# Raw data
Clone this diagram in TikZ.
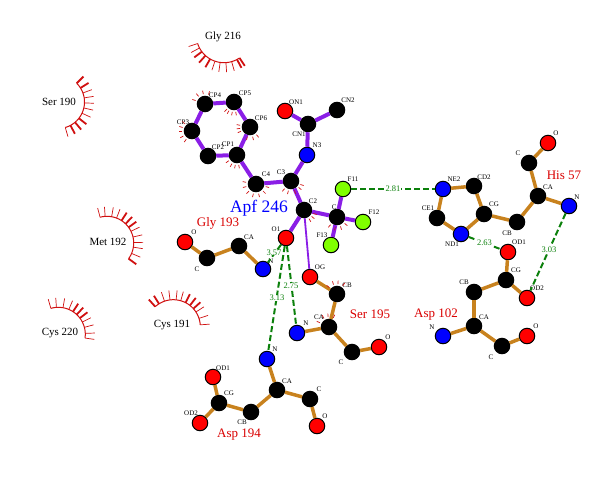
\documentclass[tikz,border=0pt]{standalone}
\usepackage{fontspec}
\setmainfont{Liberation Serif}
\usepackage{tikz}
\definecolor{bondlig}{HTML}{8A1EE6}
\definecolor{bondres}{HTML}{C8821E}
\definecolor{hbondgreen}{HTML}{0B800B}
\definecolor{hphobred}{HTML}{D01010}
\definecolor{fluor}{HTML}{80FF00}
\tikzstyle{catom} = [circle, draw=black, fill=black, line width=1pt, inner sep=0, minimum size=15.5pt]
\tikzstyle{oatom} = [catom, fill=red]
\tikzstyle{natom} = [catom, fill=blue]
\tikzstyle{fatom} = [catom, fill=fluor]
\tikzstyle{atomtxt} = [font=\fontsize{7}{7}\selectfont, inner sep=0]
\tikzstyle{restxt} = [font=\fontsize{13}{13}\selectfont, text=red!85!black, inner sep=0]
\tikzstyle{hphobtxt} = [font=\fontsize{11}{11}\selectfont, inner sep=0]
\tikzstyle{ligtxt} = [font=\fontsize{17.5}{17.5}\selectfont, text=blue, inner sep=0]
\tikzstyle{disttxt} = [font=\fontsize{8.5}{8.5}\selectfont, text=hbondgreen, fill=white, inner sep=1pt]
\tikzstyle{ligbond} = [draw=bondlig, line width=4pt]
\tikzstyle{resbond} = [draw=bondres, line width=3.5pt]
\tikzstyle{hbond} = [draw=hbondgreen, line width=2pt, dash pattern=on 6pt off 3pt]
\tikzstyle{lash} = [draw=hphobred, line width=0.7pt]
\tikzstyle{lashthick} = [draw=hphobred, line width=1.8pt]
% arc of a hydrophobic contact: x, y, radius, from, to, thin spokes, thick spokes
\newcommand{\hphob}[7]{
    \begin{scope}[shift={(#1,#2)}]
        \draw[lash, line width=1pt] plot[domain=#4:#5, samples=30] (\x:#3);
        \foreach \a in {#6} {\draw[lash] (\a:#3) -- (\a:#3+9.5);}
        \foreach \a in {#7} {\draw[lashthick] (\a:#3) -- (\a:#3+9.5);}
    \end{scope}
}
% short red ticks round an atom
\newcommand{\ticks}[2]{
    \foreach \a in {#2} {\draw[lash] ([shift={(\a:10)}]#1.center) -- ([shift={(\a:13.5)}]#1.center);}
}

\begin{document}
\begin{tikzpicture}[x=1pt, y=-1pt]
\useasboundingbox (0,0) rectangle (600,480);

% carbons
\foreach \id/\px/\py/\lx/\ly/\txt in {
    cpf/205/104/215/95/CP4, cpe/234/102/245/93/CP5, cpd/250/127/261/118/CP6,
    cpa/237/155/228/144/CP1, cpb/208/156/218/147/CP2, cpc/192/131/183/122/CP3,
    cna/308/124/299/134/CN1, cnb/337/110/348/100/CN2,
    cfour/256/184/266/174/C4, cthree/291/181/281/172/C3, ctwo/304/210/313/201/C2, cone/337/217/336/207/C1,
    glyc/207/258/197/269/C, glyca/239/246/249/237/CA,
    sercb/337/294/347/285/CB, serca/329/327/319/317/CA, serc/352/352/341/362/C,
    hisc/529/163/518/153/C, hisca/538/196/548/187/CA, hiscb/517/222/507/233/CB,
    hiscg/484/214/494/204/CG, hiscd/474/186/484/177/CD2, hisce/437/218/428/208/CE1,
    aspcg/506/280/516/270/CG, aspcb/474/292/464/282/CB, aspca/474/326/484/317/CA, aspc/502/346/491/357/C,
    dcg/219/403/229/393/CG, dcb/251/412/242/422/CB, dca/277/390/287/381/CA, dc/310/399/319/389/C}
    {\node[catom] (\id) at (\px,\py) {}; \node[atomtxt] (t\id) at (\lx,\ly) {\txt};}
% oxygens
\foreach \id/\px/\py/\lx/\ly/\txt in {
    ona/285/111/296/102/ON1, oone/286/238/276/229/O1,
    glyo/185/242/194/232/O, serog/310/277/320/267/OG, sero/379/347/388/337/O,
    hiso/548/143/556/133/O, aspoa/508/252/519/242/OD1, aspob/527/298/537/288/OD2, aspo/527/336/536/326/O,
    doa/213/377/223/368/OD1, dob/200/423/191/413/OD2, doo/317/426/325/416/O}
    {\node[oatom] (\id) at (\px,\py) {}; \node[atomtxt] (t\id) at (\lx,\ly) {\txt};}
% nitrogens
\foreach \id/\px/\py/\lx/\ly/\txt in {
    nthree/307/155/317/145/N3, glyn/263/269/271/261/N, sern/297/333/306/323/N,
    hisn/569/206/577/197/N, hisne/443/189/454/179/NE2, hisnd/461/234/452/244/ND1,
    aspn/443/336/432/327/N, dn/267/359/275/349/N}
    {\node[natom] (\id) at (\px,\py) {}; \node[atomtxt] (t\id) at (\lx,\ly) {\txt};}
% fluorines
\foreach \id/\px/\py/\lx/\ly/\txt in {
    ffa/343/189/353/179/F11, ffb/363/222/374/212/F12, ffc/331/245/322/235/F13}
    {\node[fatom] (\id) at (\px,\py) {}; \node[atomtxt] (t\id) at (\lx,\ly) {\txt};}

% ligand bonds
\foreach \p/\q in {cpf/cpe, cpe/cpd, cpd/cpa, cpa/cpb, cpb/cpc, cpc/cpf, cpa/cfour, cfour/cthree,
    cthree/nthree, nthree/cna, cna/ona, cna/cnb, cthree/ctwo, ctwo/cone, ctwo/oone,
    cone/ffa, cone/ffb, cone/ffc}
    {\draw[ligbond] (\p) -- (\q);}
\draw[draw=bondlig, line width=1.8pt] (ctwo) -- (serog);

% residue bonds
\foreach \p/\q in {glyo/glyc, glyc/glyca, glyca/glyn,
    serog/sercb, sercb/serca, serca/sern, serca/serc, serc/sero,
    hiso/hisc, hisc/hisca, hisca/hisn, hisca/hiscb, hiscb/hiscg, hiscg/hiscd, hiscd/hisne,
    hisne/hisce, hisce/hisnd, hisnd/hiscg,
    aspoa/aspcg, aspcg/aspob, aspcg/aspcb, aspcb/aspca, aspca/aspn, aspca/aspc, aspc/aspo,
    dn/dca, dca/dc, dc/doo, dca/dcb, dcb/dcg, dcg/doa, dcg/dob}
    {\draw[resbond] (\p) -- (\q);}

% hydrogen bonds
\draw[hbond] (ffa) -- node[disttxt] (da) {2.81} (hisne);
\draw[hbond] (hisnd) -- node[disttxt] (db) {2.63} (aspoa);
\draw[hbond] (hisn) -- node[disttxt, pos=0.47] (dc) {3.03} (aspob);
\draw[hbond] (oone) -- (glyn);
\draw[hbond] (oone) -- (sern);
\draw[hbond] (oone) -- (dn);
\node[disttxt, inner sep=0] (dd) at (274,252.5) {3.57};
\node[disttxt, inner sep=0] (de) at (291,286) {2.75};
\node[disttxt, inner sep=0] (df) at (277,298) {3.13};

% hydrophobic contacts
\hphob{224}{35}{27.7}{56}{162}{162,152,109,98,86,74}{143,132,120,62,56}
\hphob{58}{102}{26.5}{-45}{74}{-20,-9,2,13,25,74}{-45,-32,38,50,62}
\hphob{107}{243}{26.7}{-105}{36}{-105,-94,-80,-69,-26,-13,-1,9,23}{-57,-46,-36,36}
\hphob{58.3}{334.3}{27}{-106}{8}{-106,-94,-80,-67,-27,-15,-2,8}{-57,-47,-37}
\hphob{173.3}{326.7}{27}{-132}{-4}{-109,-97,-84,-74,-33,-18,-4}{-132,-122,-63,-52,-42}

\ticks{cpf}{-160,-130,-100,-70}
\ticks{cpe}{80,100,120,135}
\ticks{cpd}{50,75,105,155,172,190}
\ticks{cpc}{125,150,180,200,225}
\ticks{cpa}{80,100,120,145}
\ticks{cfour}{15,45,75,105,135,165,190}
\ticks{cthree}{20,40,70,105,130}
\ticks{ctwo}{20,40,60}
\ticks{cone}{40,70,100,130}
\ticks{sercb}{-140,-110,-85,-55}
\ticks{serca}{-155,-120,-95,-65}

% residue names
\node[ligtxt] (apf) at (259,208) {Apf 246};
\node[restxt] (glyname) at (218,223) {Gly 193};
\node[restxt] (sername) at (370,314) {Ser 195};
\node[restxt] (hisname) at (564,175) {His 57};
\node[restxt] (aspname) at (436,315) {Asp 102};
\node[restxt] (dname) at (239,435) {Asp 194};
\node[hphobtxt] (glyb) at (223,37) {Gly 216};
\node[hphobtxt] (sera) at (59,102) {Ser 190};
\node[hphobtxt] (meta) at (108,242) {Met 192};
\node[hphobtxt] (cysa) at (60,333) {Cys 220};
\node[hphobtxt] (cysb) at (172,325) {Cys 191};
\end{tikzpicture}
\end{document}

# Requirements
Give again, word for word, every line from the top of the data through the line with "(0,0) rectangle (600,480);", both ends included, and exclude the pictures.

# Reply to the exercise
Clone this diagram in TikZ.
\documentclass[tikz,border=0pt]{standalone}
\usepackage{fontspec}
\setmainfont{Liberation Serif}
\usepackage{tikz}
\definecolor{bondlig}{HTML}{8A1EE6}
\definecolor{bondres}{HTML}{C8821E}
\definecolor{hbondgreen}{HTML}{0B800B}
\definecolor{hphobred}{HTML}{D01010}
\definecolor{fluor}{HTML}{80FF00}
\tikzstyle{catom} = [circle, draw=black, fill=black, line width=1pt, inner sep=0, minimum size=15.5pt]
\tikzstyle{oatom} = [catom, fill=red]
\tikzstyle{natom} = [catom, fill=blue]
\tikzstyle{fatom} = [catom, fill=fluor]
\tikzstyle{atomtxt} = [font=\fontsize{7}{7}\selectfont, inner sep=0]
\tikzstyle{restxt} = [font=\fontsize{13}{13}\selectfont, text=red!85!black, inner sep=0]
\tikzstyle{hphobtxt} = [font=\fontsize{11}{11}\selectfont, inner sep=0]
\tikzstyle{ligtxt} = [font=\fontsize{17.5}{17.5}\selectfont, text=blue, inner sep=0]
\tikzstyle{disttxt} = [font=\fontsize{8.5}{8.5}\selectfont, text=hbondgreen, fill=white, inner sep=1pt]
\tikzstyle{ligbond} = [draw=bondlig, line width=4pt]
\tikzstyle{resbond} = [draw=bondres, line width=3.5pt]
\tikzstyle{hbond} = [draw=hbondgreen, line width=2pt, dash pattern=on 6pt off 3pt]
\tikzstyle{lash} = [draw=hphobred, line width=0.7pt]
\tikzstyle{lashthick} = [draw=hphobred, line width=1.8pt]
% arc of a hydrophobic contact: x, y, radius, from, to, thin spokes, thick spokes
\newcommand{\hphob}[7]{
    \begin{scope}[shift={(#1,#2)}]
        \draw[lash, line width=1pt] plot[domain=#4:#5, samples=30] (\x:#3);
        \foreach \a in {#6} {\draw[lash] (\a:#3) -- (\a:#3+9.5);}
        \foreach \a in {#7} {\draw[lashthick] (\a:#3) -- (\a:#3+9.5);}
    \end{scope}
}
% short red ticks round an atom
\newcommand{\ticks}[2]{
    \foreach \a in {#2} {\draw[lash] ([shift={(\a:10)}]#1.center) -- ([shift={(\a:13.5)}]#1.center);}
}

\begin{document}
\begin{tikzpicture}[x=1pt, y=-1pt]
\useasboundingbox (0,0) rectangle (600,480);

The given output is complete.